··· Material ···

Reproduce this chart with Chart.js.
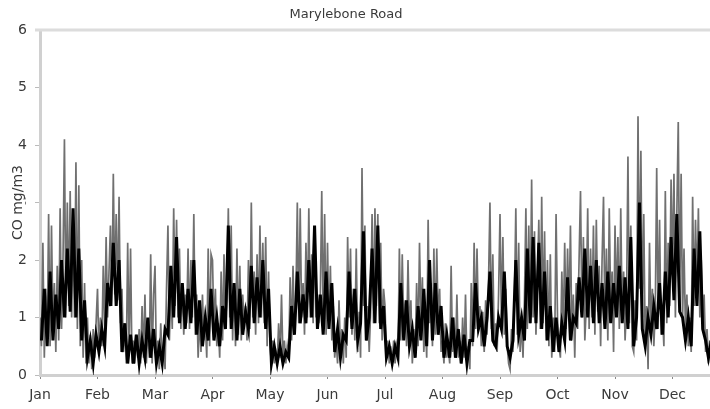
<!DOCTYPE html>
<html>
<head>
<meta charset="utf-8">
<script src="https://cdn.jsdelivr.net/npm/chart.js@4/dist/chart.umd.min.js"></script>
<style>
  html, body { margin: 0; padding: 0; background: #fff; }
  #wrap { width: 710px; height: 409px; }
</style>
</head>
<body>
<div id="wrap"><canvas id="coChart" width="710" height="409"></canvas></div>
<script>
// Marylebone Road - CO (mg/m3), readings
const chartTitle = 'Marylebone Road';
const yTitle = 'CO mg/m3';
const months = ['Jan', 'Feb', 'Mar', 'Apr', 'May', 'Jun', 'Jul', 'Aug', 'Sep', 'Oct', 'Nov', 'Dec'];
const yTicks = [0, 1, 2, 3, 4, 5, 6];

// spiky readings, 40 per month (Dec is cut off at the right edge)
const jan = [1.0,0.5,2.3,0.3,1.5,0.6,2.8,0.5,2.6,0.8,1.6,0.4,1.9,0.6,2.9,0.8,2.0,4.1,1.0,3.0,1.2,3.2,1.0,2.6,1.0,3.7,0.8,3.3,0.5,2.0,0.3,1.6,0.2,1.0,0.2,0.7,0.1,0.8,0.3,0.9];
const feb = [1.5,0.4,1.0,0.5,1.9,0.8,2.4,1.0,1.8,2.6,1.2,3.5,1.4,2.8,1.3,3.1,0.9,1.5,0.4,0.8,0.2,2.3,0.4,2.2,0.2,0.6,0.2,0.7,0.3,0.8,0.2,1.2,0.3,1.4,0.2,0.9,0.3,2.1,0.2,1.4];
const mar = [1.9,0.2,0.6,0.1,0.9,0.2,0.5,0.1,1.5,2.6,0.6,1.5,0.8,2.9,1.2,2.7,1.0,2.2,0.8,1.6,0.7,1.4,0.9,2.2,0.8,2.0,1.0,2.8,0.7,1.4,0.3,1.0,0.4,1.4,0.6,0.9,0.3,2.2,0.5,2.1];
const apr = [2.0,0.8,1.5,0.5,0.9,0.3,1.8,0.6,2.1,0.9,1.3,2.9,1.0,2.6,0.6,1.6,0.5,2.2,0.7,1.9,0.6,1.4,0.9,1.2,0.6,2.0,0.8,3.0,1.0,1.8,0.7,2.1,0.9,2.6,1.0,2.3,0.9,2.4,0.5,1.8];
const may = [0.5,0.2,0.6,0.2,0.4,0.2,0.9,0.3,1.4,0.3,0.6,0.2,0.5,0.3,1.7,0.6,1.9,0.8,1.3,3.0,0.9,2.9,1.0,1.6,0.7,2.3,1.0,2.9,1.0,2.1,0.9,2.5,1.0,1.4,0.9,1.4,3.2,0.8,2.8,0.7];
const jun = [2.3,0.8,1.9,0.6,1.2,0.3,0.6,0.2,1.3,0.4,0.8,0.2,1.0,0.3,2.4,1.0,2.2,0.7,1.5,0.6,2.2,0.4,1.1,0.3,3.6,1.2,2.6,0.6,1.2,0.4,1.1,2.8,0.9,2.9,1.2,2.8,0.9,2.3,0.6,1.5];
const jul = [1.2,0.3,0.6,0.2,0.5,0.2,0.6,0.2,0.5,0.3,2.2,0.6,2.1,0.8,1.3,0.5,2.0,0.7,1.3,0.2,0.8,0.4,1.6,0.5,2.3,0.9,1.7,0.4,1.0,0.3,2.7,0.9,1.6,0.5,2.2,0.7,2.2,0.9,1.5,0.4];
const aug = [0.6,0.2,0.9,0.3,0.5,0.2,1.9,0.4,1.0,0.3,1.4,0.3,0.6,0.2,1.0,0.3,1.4,0.2,0.5,0.1,1.6,0.5,2.3,0.8,2.2,0.9,1.2,0.5,1.1,0.4,1.3,0.7,1.6,3.0,0.8,2.1,0.5,0.9,0.4,1.4];
const sep = [2.8,0.9,2.4,0.7,1.5,0.5,0.2,0.1,0.8,0.4,1.2,2.9,0.7,2.3,0.4,0.9,0.3,1.3,2.9,0.8,2.6,0.9,3.4,1.0,2.5,0.7,1.6,2.7,0.8,3.1,0.9,2.5,0.6,2.0,0.5,2.1,0.3,1.0,0.4,2.8];
const oct = [1.0,0.5,0.3,1.8,0.7,2.3,0.8,2.2,1.0,2.6,0.6,1.4,0.3,1.6,0.8,2.0,3.2,1.0,2.4,0.6,1.2,2.9,0.8,2.2,1.0,2.6,0.7,2.7,1.1,1.9,0.5,2.0,3.1,0.9,2.2,0.6,2.9,1.2,1.8,0.4];
const nov = [2.6,1.2,2.4,0.8,2.9,1.0,1.8,0.6,1.2,3.8,0.9,2.6,0.5,0.4,1.3,0.6,4.5,1.5,3.9,1.0,2.8,0.5,1.2,0.1,2.3,0.8,1.5,0.5,1.1,3.6,0.8,2.7,0.7,1.1,0.5,3.2,0.9,2.3,1.2,3.4];
const dec = [1.8,3.5,1.0,2.8,4.4,1.2,3.5,1.0,2.2,0.8,1.4,0.5,1.0,0.4,3.1,1.2,2.7,1.5,2.9,1.0,2.0,0.9,1.4,0.4,0.8,0.2,0.6,0.3];

// dense dark body of the trace (typical low / typical high), 20 per month
const janBody = [0.6,1.5,0.5,1.8,0.6,1.4,0.8,2.0,1.0,2.2,1.1,2.9,1.0,2.2,0.6,1.3,0.3,0.6,0.2,0.7];
const febBody = [0.4,0.8,0.5,1.6,1.2,2.3,1.2,2.0,0.4,0.9,0.2,0.7,0.2,0.7,0.2,0.6,0.3,1.0,0.3,0.8];
const marBody = [0.2,0.5,0.2,0.8,0.7,1.9,1.0,2.4,0.9,1.6,0.8,1.5,0.9,2.0,0.7,1.3,0.5,1.0,0.6,1.5];
const aprBody = [0.6,1.0,0.5,1.2,0.8,2.6,0.8,1.6,0.6,1.5,0.7,1.1,0.8,1.9,0.9,1.7,1.0,2.0,0.8,1.5];
const mayBody = [0.2,0.5,0.2,0.5,0.2,0.4,0.3,1.2,0.7,1.8,0.9,1.4,0.9,2.0,1.0,2.6,0.8,1.4,0.7,1.8];
const junBody = [0.8,1.6,0.4,0.8,0.3,0.7,0.6,1.8,0.8,1.5,0.6,0.9,2.5,0.6,1.0,2.2,0.9,2.6,0.8,1.2];
const julBody = [0.3,0.5,0.2,0.5,0.3,1.6,0.6,1.3,0.5,0.8,0.3,1.2,0.6,1.5,0.5,2.0,0.6,1.6,0.7,1.2];
const augBody = [0.3,0.7,0.3,1.0,0.3,0.8,0.2,0.7,0.2,0.6,0.6,1.6,0.8,1.0,0.5,1.0,1.8,0.6,0.5,1.0];
const sepBody = [0.8,1.8,0.5,0.3,0.6,2.0,0.7,1.0,0.6,2.2,0.9,2.4,0.9,2.3,0.8,1.8,0.6,1.2,0.4,1.0];
const octBody = [0.4,0.9,0.6,1.7,0.6,1.0,0.9,1.7,1.0,2.2,1.0,1.9,0.9,2.0,0.9,1.6,0.8,1.8,0.9,1.6];
const novBody = [1.0,1.9,0.9,1.7,0.8,2.4,0.5,1.0,3.0,0.8,0.5,1.0,0.7,1.2,0.8,1.6,0.7,1.8,1.0,2.4];
const decBody = [1.3,2.8,1.1,1.0,0.6,1.0,0.5,2.2,1.2,2.5,0.8,0.6,0.3,0.6];

const X_MAX = 11.652; // the picture is cut off a little before the end of Dec

function toPoints(monthArrays, perMonth, shift) {
    const pts = [];
    monthArrays.forEach((vals, m) => {
        vals.forEach((v, j) => pts.push({ x: m + (j + shift) / perMonth, y: v }));
    });
    return pts;
}

const spikePoints = toPoints([jan, feb, mar, apr, may, jun, jul, aug, sep, oct, nov, dec], 40, 0);
const bodyPoints = toPoints([janBody, febBody, marBody, aprBody, mayBody, junBody, julBody, augBody, sepBody, octBody, novBody, decBody], 20, 0.5);

const textColor = '#3a3a3a';
const axisColor = '#d0d0d0';

// frame line on top, chart title and y-axis title
const textPlugin = {
    id: 'textPlugin',
    beforeDatasetsDraw(chart) {
        const { ctx, chartArea } = chart;
        ctx.save();
        ctx.strokeStyle = '#dcdcdc';
        ctx.lineWidth = 3;
        ctx.beginPath();
        ctx.moveTo(chartArea.left - 5, chartArea.top);
        ctx.lineTo(chartArea.right, chartArea.top);
        ctx.stroke();
        ctx.restore();
    },
    afterDraw(chart) {
        const { ctx, chartArea } = chart;
        ctx.save();
        ctx.fillStyle = textColor;
        ctx.textAlign = 'center';
        ctx.textBaseline = 'middle';
        ctx.font = '13px "DejaVu Sans"';
        ctx.fillText(chartTitle, 346, 15);

        ctx.translate(18, (chartArea.top + chartArea.bottom) / 2);
        ctx.rotate(-Math.PI / 2);
        ctx.font = '14px "DejaVu Sans"';
        const w = ctx.measureText(yTitle).width;
        ctx.fillStyle = '#fff';
        ctx.fillRect(-w / 2 - 1, -7, w + 2, 14);
        ctx.fillStyle = textColor;
        ctx.fillText(yTitle, 0, 0);
        ctx.restore();
    }
};

new Chart(document.getElementById('coChart'), {
    type: 'line',
    data: {
        datasets: [{
            data: bodyPoints,
            borderColor: '#000',
            borderWidth: 3,
            pointRadius: 0,
            tension: 0,
            fill: false
        }, {
            data: spikePoints,
            borderColor: '#707070',
            borderWidth: 1.7,
            pointRadius: 0,
            tension: 0,
            fill: false
        }]
    },
    options: {
        responsive: false,
        animation: false,
        parsing: false,
        layout: { padding: { top: 30, left: 0, right: 0, bottom: 0 } },
        plugins: {
            legend: { display: false },
            tooltip: { enabled: false }
        },
        scales: {
            x: {
                type: 'linear',
                min: 0,
                max: X_MAX,
                afterFit: (s) => { s.height = 34; },
                afterBuildTicks: (s) => { s.ticks = months.map((_, i) => ({ value: i })); },
                ticks: {
                    autoSkip: false,
                    maxRotation: 0,
                    padding: 8,
                    color: textColor,
                    font: { family: 'DejaVu Sans', size: 14 },
                    callback: (v) => months[v]
                },
                grid: {
                    drawOnChartArea: false,
                    tickLength: 4,
                    tickColor: '#888'
                },
                border: { color: axisColor, width: 3 }
            },
            y: {
                min: 0,
                max: 6,
                afterFit: (s) => { s.width = 40; },
                afterBuildTicks: (s) => { s.ticks = yTicks.map(v => ({ value: v })); },
                ticks: {
                    padding: 8,
                    color: textColor,
                    font: { family: 'DejaVu Sans', size: 14 }
                },
                grid: {
                    drawOnChartArea: false,
                    tickLength: 5,
                    tickColor: '#bbb'
                },
                border: { color: axisColor, width: 3 }
            }
        }
    },
    plugins: [textPlugin]
});
</script>
</body>
</html>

···

* [What needs to be done]: Only the lines from the top of the data through the line with "const yTicks = [0, 1, 2, 3, 4, 5, 6];" should be quoted, exactly and with both ends kept; skip the pictures.

* [Result for this exercise]:
Reproduce this chart with Chart.js.
<!DOCTYPE html>
<html>
<head>
<meta charset="utf-8">
<script src="https://cdn.jsdelivr.net/npm/chart.js@4/dist/chart.umd.min.js"></script>
<style>
  html, body { margin: 0; padding: 0; background: #fff; }
  #wrap { width: 710px; height: 409px; }
</style>
</head>
<body>
<div id="wrap"><canvas id="coChart" width="710" height="409"></canvas></div>
<script>
// Marylebone Road - CO (mg/m3), readings
const chartTitle = 'Marylebone Road';
const yTitle = 'CO mg/m3';
const months = ['Jan', 'Feb', 'Mar', 'Apr', 'May', 'Jun', 'Jul', 'Aug', 'Sep', 'Oct', 'Nov', 'Dec'];
const yTicks = [0, 1, 2, 3, 4, 5, 6];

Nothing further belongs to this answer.